Stated goal
Isolate every line in the data with the string "that" and copy it.

Data listing

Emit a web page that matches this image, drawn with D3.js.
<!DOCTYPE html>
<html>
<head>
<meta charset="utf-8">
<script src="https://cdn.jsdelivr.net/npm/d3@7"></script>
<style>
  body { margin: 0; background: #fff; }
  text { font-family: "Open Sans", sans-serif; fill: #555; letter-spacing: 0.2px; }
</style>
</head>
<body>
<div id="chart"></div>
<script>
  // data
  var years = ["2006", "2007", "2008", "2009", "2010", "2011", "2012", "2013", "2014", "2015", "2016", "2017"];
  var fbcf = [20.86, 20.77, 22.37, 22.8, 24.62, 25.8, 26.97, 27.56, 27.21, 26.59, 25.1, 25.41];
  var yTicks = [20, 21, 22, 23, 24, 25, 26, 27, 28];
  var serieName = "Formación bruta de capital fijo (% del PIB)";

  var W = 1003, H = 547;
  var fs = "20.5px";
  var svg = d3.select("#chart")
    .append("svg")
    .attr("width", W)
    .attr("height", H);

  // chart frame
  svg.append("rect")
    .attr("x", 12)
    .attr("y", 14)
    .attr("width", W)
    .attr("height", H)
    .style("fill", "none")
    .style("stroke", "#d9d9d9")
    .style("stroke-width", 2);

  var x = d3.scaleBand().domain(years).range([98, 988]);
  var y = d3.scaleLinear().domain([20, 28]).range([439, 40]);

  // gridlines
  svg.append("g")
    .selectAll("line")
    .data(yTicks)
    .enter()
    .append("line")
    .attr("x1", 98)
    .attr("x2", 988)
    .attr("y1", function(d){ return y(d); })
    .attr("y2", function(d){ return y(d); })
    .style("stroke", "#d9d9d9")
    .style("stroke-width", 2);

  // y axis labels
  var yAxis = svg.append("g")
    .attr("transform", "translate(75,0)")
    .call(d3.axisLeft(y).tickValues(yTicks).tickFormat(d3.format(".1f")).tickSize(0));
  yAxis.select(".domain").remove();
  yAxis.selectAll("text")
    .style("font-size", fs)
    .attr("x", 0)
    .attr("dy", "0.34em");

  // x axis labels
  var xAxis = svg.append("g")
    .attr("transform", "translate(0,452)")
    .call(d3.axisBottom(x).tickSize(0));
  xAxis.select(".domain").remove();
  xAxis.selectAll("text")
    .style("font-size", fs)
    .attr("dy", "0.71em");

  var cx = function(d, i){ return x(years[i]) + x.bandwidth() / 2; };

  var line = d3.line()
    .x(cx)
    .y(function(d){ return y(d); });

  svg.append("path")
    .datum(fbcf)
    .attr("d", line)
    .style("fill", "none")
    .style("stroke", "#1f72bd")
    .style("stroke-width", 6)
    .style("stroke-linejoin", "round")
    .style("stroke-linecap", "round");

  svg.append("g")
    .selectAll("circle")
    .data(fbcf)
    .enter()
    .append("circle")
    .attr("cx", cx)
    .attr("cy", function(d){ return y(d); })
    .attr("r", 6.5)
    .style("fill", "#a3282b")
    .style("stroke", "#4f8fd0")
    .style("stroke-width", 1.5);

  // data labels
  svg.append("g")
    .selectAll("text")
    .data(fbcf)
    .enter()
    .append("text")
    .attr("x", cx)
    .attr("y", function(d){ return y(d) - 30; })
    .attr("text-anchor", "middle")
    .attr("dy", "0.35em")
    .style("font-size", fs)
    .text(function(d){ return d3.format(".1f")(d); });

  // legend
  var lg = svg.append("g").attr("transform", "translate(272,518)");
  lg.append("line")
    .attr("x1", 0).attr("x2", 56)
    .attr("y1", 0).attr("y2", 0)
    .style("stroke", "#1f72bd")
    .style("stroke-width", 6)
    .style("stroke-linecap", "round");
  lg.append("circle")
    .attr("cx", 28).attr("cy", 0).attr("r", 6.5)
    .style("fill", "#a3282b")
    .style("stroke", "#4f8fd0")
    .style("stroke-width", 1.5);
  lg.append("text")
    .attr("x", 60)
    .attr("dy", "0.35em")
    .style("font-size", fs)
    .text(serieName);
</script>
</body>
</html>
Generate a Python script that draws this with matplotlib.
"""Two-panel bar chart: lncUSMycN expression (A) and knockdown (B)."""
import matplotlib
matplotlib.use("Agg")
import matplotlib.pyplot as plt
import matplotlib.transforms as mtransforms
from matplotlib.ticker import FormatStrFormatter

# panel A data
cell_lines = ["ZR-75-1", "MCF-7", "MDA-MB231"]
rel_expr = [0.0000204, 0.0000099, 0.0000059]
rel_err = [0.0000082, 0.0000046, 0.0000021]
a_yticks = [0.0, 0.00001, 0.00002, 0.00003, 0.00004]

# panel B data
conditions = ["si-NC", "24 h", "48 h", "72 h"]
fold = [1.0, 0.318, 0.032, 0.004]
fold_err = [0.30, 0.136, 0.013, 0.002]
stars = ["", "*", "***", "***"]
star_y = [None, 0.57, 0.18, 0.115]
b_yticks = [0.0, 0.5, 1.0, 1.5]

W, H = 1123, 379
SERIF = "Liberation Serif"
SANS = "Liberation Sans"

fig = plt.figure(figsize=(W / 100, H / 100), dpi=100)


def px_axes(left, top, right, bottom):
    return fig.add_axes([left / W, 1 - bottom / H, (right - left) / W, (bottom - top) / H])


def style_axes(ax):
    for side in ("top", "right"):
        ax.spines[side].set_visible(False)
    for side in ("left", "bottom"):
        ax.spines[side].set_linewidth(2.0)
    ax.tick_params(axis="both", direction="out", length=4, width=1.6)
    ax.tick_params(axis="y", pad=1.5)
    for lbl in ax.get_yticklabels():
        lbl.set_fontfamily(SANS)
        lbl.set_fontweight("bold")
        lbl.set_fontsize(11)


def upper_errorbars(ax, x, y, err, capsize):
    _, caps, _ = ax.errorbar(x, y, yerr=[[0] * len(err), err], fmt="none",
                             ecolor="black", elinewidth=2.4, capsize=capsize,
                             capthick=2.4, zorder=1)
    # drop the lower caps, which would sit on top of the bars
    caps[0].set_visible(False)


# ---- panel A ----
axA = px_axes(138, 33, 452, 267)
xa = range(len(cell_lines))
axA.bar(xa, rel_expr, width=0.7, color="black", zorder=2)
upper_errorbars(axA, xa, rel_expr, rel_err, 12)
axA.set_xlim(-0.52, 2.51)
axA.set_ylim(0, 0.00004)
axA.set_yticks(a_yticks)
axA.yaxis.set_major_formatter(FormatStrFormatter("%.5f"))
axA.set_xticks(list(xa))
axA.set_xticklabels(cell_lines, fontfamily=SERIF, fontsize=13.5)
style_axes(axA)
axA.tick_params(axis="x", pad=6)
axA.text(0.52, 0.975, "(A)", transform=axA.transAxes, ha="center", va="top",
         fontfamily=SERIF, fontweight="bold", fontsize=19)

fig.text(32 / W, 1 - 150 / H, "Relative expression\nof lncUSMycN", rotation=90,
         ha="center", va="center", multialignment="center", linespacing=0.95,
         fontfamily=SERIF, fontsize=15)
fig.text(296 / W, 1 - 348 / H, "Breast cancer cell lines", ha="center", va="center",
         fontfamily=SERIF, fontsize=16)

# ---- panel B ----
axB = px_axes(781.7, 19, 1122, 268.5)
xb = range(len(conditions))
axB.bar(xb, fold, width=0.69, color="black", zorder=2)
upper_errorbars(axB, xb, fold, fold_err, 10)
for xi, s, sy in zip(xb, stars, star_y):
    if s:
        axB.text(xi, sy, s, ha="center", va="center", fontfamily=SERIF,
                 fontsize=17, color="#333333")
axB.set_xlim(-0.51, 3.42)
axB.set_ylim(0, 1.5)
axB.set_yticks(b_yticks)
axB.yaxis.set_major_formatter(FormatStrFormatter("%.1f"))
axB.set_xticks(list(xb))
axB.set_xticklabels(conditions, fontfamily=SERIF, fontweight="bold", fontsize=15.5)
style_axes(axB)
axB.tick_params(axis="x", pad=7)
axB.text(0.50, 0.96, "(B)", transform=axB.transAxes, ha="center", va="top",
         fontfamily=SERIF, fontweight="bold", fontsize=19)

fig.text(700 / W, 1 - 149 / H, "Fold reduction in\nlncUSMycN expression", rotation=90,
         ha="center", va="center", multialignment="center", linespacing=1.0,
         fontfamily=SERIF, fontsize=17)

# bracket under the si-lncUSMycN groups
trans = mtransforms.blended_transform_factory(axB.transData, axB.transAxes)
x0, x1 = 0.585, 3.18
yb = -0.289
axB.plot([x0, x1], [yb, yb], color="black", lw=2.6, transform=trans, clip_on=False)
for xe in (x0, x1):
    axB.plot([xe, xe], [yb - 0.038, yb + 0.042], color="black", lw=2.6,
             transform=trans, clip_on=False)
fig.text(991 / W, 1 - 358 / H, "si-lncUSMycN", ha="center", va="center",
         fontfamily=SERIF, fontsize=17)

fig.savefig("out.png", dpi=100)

The completed task
Emit a web page that matches this image, drawn with D3.js.
Generate a Python script that draws this with matplotlib.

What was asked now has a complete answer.